◆ **Exercise aim**
Write out each line of the listing as it stands, without the images.

###

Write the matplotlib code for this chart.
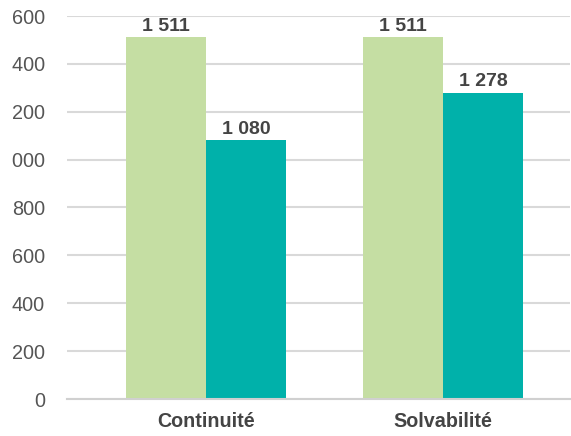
import matplotlib
matplotlib.use("Agg")
import matplotlib.pyplot as plt
from matplotlib.transforms import Bbox
import numpy as np

categories = ["Continuité", "Solvabilité"]
series_a = [1511, 1511]
series_b = [1080, 1278]
value_labels_a = ["1 511", "1 511"]
value_labels_b = ["1 080", "1 278"]
yticks = [0, 200, 400, 600, 800, 1000, 1200, 1400, 1600]
ytick_labels = ["0", "200", "400", "600", "800", "1\u2003000", "1\u2003200", "1\u2003400", "1\u2003600"]

plt.rcParams['font.family'] = ['Liberation Sans', 'DejaVu Sans']

ox = 40  # extra pixels on the left that get cropped away
W, H = 571 + ox, 436
fig = plt.figure(figsize=(W / 100, H / 100), dpi=100)
ax = fig.add_axes([(67 + ox) / W, 37 / H, 503 / W, 383 / H])

x = np.arange(len(categories))
bw = 0.3376
green = "#C5DEA3"
teal = "#00B1AA"
ba = ax.bar(x - bw / 2, series_a, bw, color=green, zorder=2)
bb = ax.bar(x + bw / 2, series_b, bw, color=teal, zorder=2)

for rect, lab in zip(ba, value_labels_a):
    ax.annotate(lab, (rect.get_x() + rect.get_width() / 2, rect.get_height()),
                xytext=(0, 2), textcoords="offset points", ha="center", va="bottom",
                fontsize=14, fontweight="bold", color="#444444")
for rect, lab in zip(bb, value_labels_b):
    ax.annotate(lab, (rect.get_x() + rect.get_width() / 2, rect.get_height()),
                xytext=(0, 2), textcoords="offset points", ha="center", va="bottom",
                fontsize=14, fontweight="bold", color="#444444")

ax.set_xlim(-0.5865, 1.536)
ax.set_ylim(0, 1600)
ax.set_yticks(yticks)
ax.set_yticklabels(ytick_labels, fontsize=14.3, color="#555555")
ax.set_xticks(x)
ax.set_xticklabels(categories, fontsize=14.2, fontweight="bold", color="#444444")
ax.tick_params(axis="y", length=0, pad=16)
ax.tick_params(axis="x", length=0, pad=9)
ax.grid(axis="y", color="#D9D9D9", linewidth=1.5, zorder=0)
for s in ["top", "right", "left"]:
    ax.spines[s].set_visible(False)
ax.spines["bottom"].set_color("#D0D0D0")
ax.spines["bottom"].set_linewidth(1.5)
ax.spines["bottom"].set_zorder(3)

fig.savefig("out.png", dpi=100, bbox_inches=Bbox([[ox / 100, 0], [W / 100, H / 100]]),
            facecolor="white")
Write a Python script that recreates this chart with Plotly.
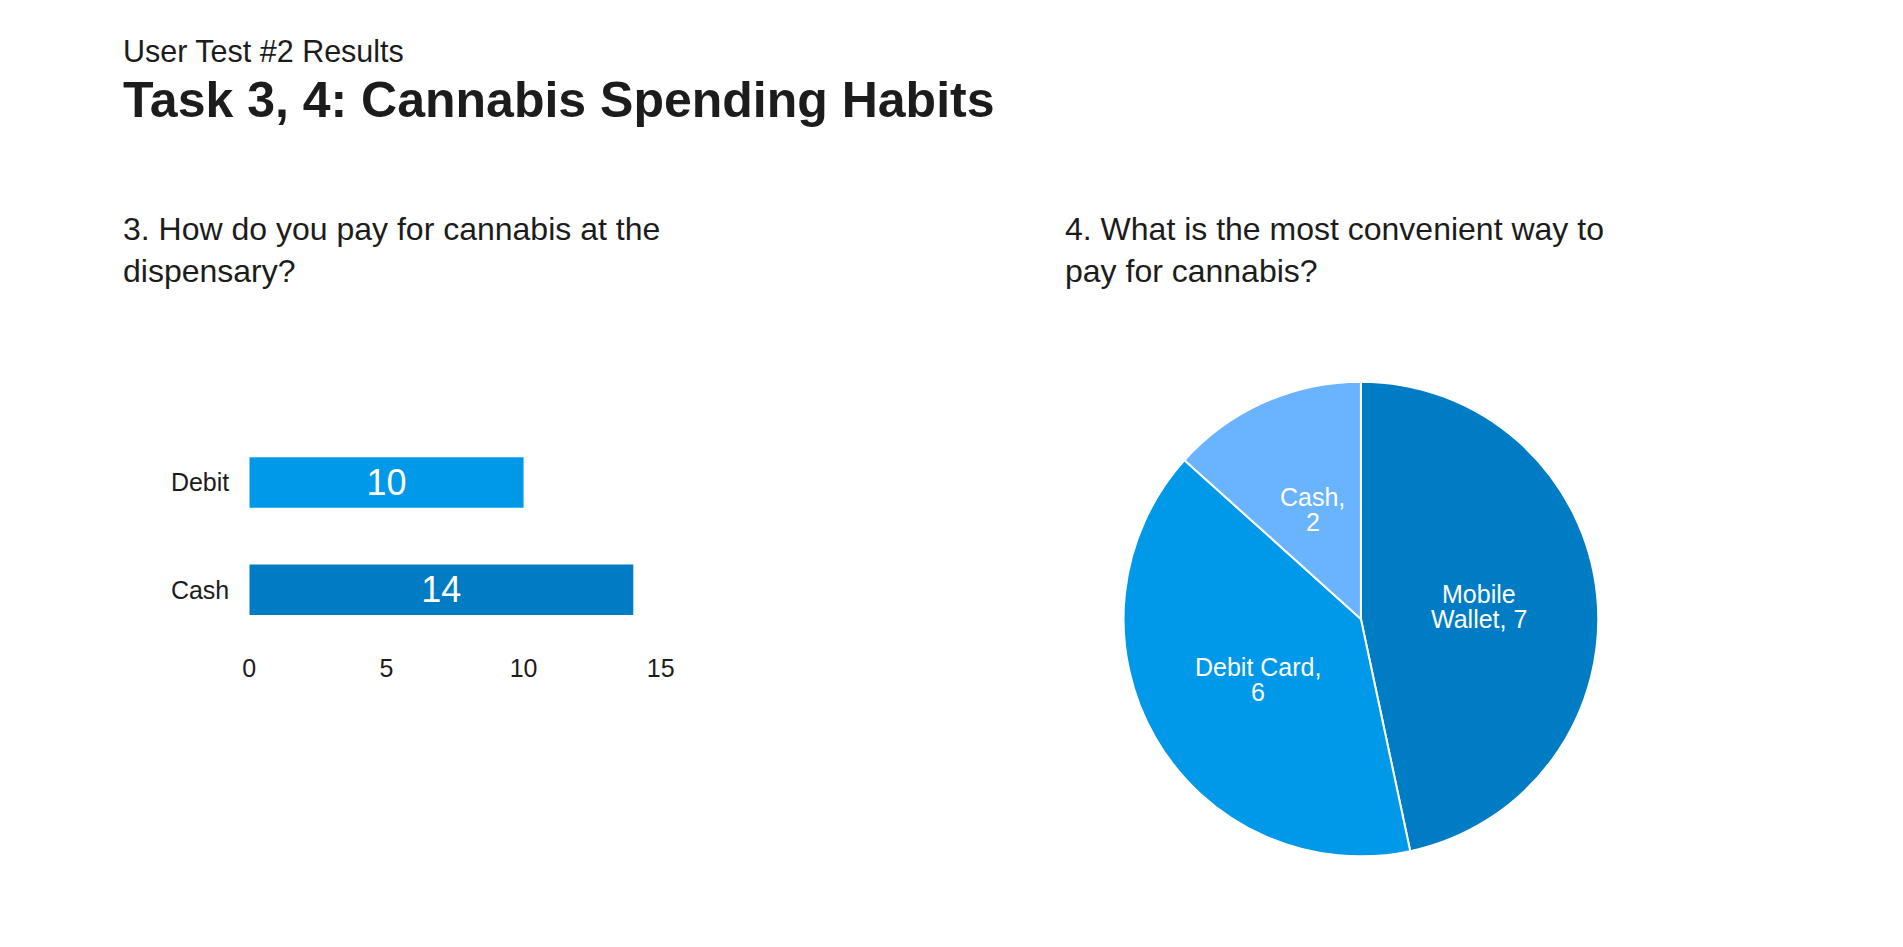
import math
import plotly.graph_objects as go

# ---- data ----
bar_categories = ["Cash", "Debit"]
bar_values = [14, 10]
bar_colors = ["#007CC5", "#0098E8"]
bar_ticks = [0, 5, 10, 15]

pie_labels = ["Mobile Wallet", "Debit Card", "Cash"]
pie_values = [7, 6, 2]
pie_colors = ["#007CC5", "#0098E8", "#6AB3FF"]

subtitle = "User Test #2 Results"
title = "Task 3, 4: Cannabis Spending Habits"
q3 = "3. How do you pay for cannabis at the<br>dispensary?"
q4 = "4. What is the most convenient way to<br>pay for cannabis?"

FONT = "Liberation Sans, Arial, Helvetica, sans-serif"
TXT = "#1c1c1c"

W, H = 1903, 947

# pie geometry (pixels)
PIE_CX, PIE_CY, PIE_R = 1369, 619, 240
pie_domain_x = [(PIE_CX - PIE_R) / W, (PIE_CX + PIE_R) / W]
pie_domain_y = [1 - (PIE_CY + PIE_R) / H, 1 - (PIE_CY - PIE_R) / H]

fig = go.Figure()

fig.add_trace(go.Bar(
    x=bar_values, y=bar_categories, orientation="h",
    marker=dict(color=bar_colors, line=dict(width=0)),
    width=0.47,
    texttemplate="%{x}",
    textposition="inside", insidetextanchor="middle",
    textfont=dict(color="white", size=36, family=FONT),
    constraintext="none",
    hoverinfo="skip", showlegend=False,
))

fig.add_trace(go.Pie(
    labels=pie_labels, values=pie_values,
    textinfo="none",
    sort=False, direction="clockwise", rotation=0,
    marker=dict(colors=pie_colors, line=dict(color="white", width=2)),
    domain=dict(x=pie_domain_x, y=pie_domain_y),
    showlegend=False, hoverinfo="skip",
))

annotations = [
    dict(text=subtitle, x=115 / W, y=1 - 51 / H, xref="paper", yref="paper",
         xanchor="left", yanchor="middle", showarrow=False,
         font=dict(size=30.5, color=TXT)),
    dict(text="<b>" + title + "</b>", x=115 / W, y=1 - 100 / H, xref="paper", yref="paper",
         xanchor="left", yanchor="middle", showarrow=False,
         font=dict(size=50, color=TXT)),
    dict(text=q3, x=115 / W, y=1 - 250 / H, xref="paper", yref="paper",
         xanchor="left", yanchor="middle", align="left", showarrow=False,
         font=dict(size=32, color=TXT)),
    dict(text=q4, x=1068 / W, y=1 - 250 / H, xref="paper", yref="paper",
         xanchor="left", yanchor="middle", align="left", showarrow=False,
         font=dict(size=32, color=TXT)),
]

# pie slice labels placed at half radius along each slice's mid-angle (clockwise from 12 o'clock)
total = sum(pie_values)
cum = 0
LINE_GAP = 25
for lab, val in zip(pie_labels, pie_values):
    mid = (cum + val / 2) / total * 2 * math.pi
    cum += val
    px = PIE_CX + 0.5 * PIE_R * math.sin(mid)
    py = PIE_CY - 0.5 * PIE_R * math.cos(mid)
    if lab == "Mobile Wallet":
        first, rest = lab.split(" ", 1)
        lines = [first, f"{rest}, {val}"]
    else:
        lines = [f"{lab},", f"{val}"]
    for i, line in enumerate(lines):
        ly = py + (i - (len(lines) - 1) / 2) * LINE_GAP
        annotations.append(dict(
            text=line, x=px / W, y=1 - ly / H, xref="paper", yref="paper",
            xanchor="center", yanchor="middle", showarrow=False,
            font=dict(size=25, color="white", family=FONT)))

fig.update_layout(
    width=W, height=H,
    margin=dict(l=0, r=0, t=0, b=0),
    paper_bgcolor="white", plot_bgcolor="white",
    font=dict(family=FONT, color=TXT),
    xaxis=dict(domain=[245 / W, 661 / W], range=[0, 15], tickvals=bar_ticks,
               showgrid=False, zeroline=False, showline=False, ticks="",
               tickfont=dict(size=25, color=TXT), ticklabelstandoff=7,
               fixedrange=True),
    yaxis=dict(domain=[1 - 643.5 / H, 1 - 428.7 / H], range=[-0.5, 1.5], type="category",
               showgrid=False, zeroline=False, showline=False, ticks="",
               tickfont=dict(size=25, color=TXT), ticklabelstandoff=19,
               fixedrange=True),
    annotations=annotations,
)

fig.write_html("out.html", config={"displayModeBar": False},
               post_script="document.body.style.margin='0px';document.body.style.overflow='hidden';")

###

◆ **Task answer**
Write the matplotlib code for this chart.
import matplotlib
matplotlib.use("Agg")
import matplotlib.pyplot as plt
from matplotlib.transforms import Bbox
import numpy as np

categories = ["Continuité", "Solvabilité"]
series_a = [1511, 1511]
series_b = [1080, 1278]
value_labels_a = ["1 511", "1 511"]
value_labels_b = ["1 080", "1 278"]
yticks = [0, 200, 400, 600, 800, 1000, 1200, 1400, 1600]
ytick_labels = ["0", "200", "400", "600", "800", "1\u2003000", "1\u2003200", "1\u2003400", "1\u2003600"]

plt.rcParams['font.family'] = ['Liberation Sans', 'DejaVu Sans']

ox = 40  # extra pixels on the left that get cropped away
W, H = 571 + ox, 436
fig = plt.figure(figsize=(W / 100, H / 100), dpi=100)
ax = fig.add_axes([(67 + ox) / W, 37 / H, 503 / W, 383 / H])

x = np.arange(len(categories))
bw = 0.3376
green = "#C5DEA3"
teal = "#00B1AA"
ba = ax.bar(x - bw / 2, series_a, bw, color=green, zorder=2)
bb = ax.bar(x + bw / 2, series_b, bw, color=teal, zorder=2)

for rect, lab in zip(ba, value_labels_a):
    ax.annotate(lab, (rect.get_x() + rect.get_width() / 2, rect.get_height()),
                xytext=(0, 2), textcoords="offset points", ha="center", va="bottom",
                fontsize=14, fontweight="bold", color="#444444")
for rect, lab in zip(bb, value_labels_b):
    ax.annotate(lab, (rect.get_x() + rect.get_width() / 2, rect.get_height()),
                xytext=(0, 2), textcoords="offset points", ha="center", va="bottom",
                fontsize=14, fontweight="bold", color="#444444")

ax.set_xlim(-0.5865, 1.536)
ax.set_ylim(0, 1600)
ax.set_yticks(yticks)
ax.set_yticklabels(ytick_labels, fontsize=14.3, color="#555555")
ax.set_xticks(x)
ax.set_xticklabels(categories, fontsize=14.2, fontweight="bold", color="#444444")
ax.tick_params(axis="y", length=0, pad=16)
ax.tick_params(axis="x", length=0, pad=9)
ax.grid(axis="y", color="#D9D9D9", linewidth=1.5, zorder=0)
for s in ["top", "right", "left"]:
    ax.spines[s].set_visible(False)
ax.spines["bottom"].set_color("#D0D0D0")
ax.spines["bottom"].set_linewidth(1.5)
ax.spines["bottom"].set_zorder(3)

fig.savefig("out.png", dpi=100, bbox_inches=Bbox([[ox / 100, 0], [W / 100, H / 100]]),
            facecolor="white")
Write a Python script that recreates this chart with Plotly.
import math
import plotly.graph_objects as go

# ---- data ----
bar_categories = ["Cash", "Debit"]
bar_values = [14, 10]
bar_colors = ["#007CC5", "#0098E8"]
bar_ticks = [0, 5, 10, 15]

pie_labels = ["Mobile Wallet", "Debit Card", "Cash"]
pie_values = [7, 6, 2]
pie_colors = ["#007CC5", "#0098E8", "#6AB3FF"]

subtitle = "User Test #2 Results"
title = "Task 3, 4: Cannabis Spending Habits"
q3 = "3. How do you pay for cannabis at the<br>dispensary?"
q4 = "4. What is the most convenient way to<br>pay for cannabis?"

FONT = "Liberation Sans, Arial, Helvetica, sans-serif"
TXT = "#1c1c1c"

W, H = 1903, 947

# pie geometry (pixels)
PIE_CX, PIE_CY, PIE_R = 1369, 619, 240
pie_domain_x = [(PIE_CX - PIE_R) / W, (PIE_CX + PIE_R) / W]
pie_domain_y = [1 - (PIE_CY + PIE_R) / H, 1 - (PIE_CY - PIE_R) / H]

fig = go.Figure()

fig.add_trace(go.Bar(
    x=bar_values, y=bar_categories, orientation="h",
    marker=dict(color=bar_colors, line=dict(width=0)),
    width=0.47,
    texttemplate="%{x}",
    textposition="inside", insidetextanchor="middle",
    textfont=dict(color="white", size=36, family=FONT),
    constraintext="none",
    hoverinfo="skip", showlegend=False,
))

fig.add_trace(go.Pie(
    labels=pie_labels, values=pie_values,
    textinfo="none",
    sort=False, direction="clockwise", rotation=0,
    marker=dict(colors=pie_colors, line=dict(color="white", width=2)),
    domain=dict(x=pie_domain_x, y=pie_domain_y),
    showlegend=False, hoverinfo="skip",
))

annotations = [
    dict(text=subtitle, x=115 / W, y=1 - 51 / H, xref="paper", yref="paper",
         xanchor="left", yanchor="middle", showarrow=False,
         font=dict(size=30.5, color=TXT)),
    dict(text="<b>" + title + "</b>", x=115 / W, y=1 - 100 / H, xref="paper", yref="paper",
         xanchor="left", yanchor="middle", showarrow=False,
         font=dict(size=50, color=TXT)),
    dict(text=q3, x=115 / W, y=1 - 250 / H, xref="paper", yref="paper",
         xanchor="left", yanchor="middle", align="left", showarrow=False,
         font=dict(size=32, color=TXT)),
    dict(text=q4, x=1068 / W, y=1 - 250 / H, xref="paper", yref="paper",
         xanchor="left", yanchor="middle", align="left", showarrow=False,
         font=dict(size=32, color=TXT)),
]

# pie slice labels placed at half radius along each slice's mid-angle (clockwise from 12 o'clock)
total = sum(pie_values)
cum = 0
LINE_GAP = 25
for lab, val in zip(pie_labels, pie_values):
    mid = (cum + val / 2) / total * 2 * math.pi
    cum += val
    px = PIE_CX + 0.5 * PIE_R * math.sin(mid)
    py = PIE_CY - 0.5 * PIE_R * math.cos(mid)
    if lab == "Mobile Wallet":
        first, rest = lab.split(" ", 1)
        lines = [first, f"{rest}, {val}"]
    else:
        lines = [f"{lab},", f"{val}"]
    for i, line in enumerate(lines):
        ly = py + (i - (len(lines) - 1) / 2) * LINE_GAP
        annotations.append(dict(
            text=line, x=px / W, y=1 - ly / H, xref="paper", yref="paper",
            xanchor="center", yanchor="middle", showarrow=False,
            font=dict(size=25, color="white", family=FONT)))

fig.update_layout(
    width=W, height=H,
    margin=dict(l=0, r=0, t=0, b=0),
    paper_bgcolor="white", plot_bgcolor="white",
    font=dict(family=FONT, color=TXT),
    xaxis=dict(domain=[245 / W, 661 / W], range=[0, 15], tickvals=bar_ticks,
               showgrid=False, zeroline=False, showline=False, ticks="",
               tickfont=dict(size=25, color=TXT), ticklabelstandoff=7,
               fixedrange=True),
    yaxis=dict(domain=[1 - 643.5 / H, 1 - 428.7 / H], range=[-0.5, 1.5], type="category",
               showgrid=False, zeroline=False, showline=False, ticks="",
               tickfont=dict(size=25, color=TXT), ticklabelstandoff=19,
               fixedrange=True),
    annotations=annotations,
)

fig.write_html("out.html", config={"displayModeBar": False},
               post_script="document.body.style.margin='0px';document.body.style.overflow='hidden';")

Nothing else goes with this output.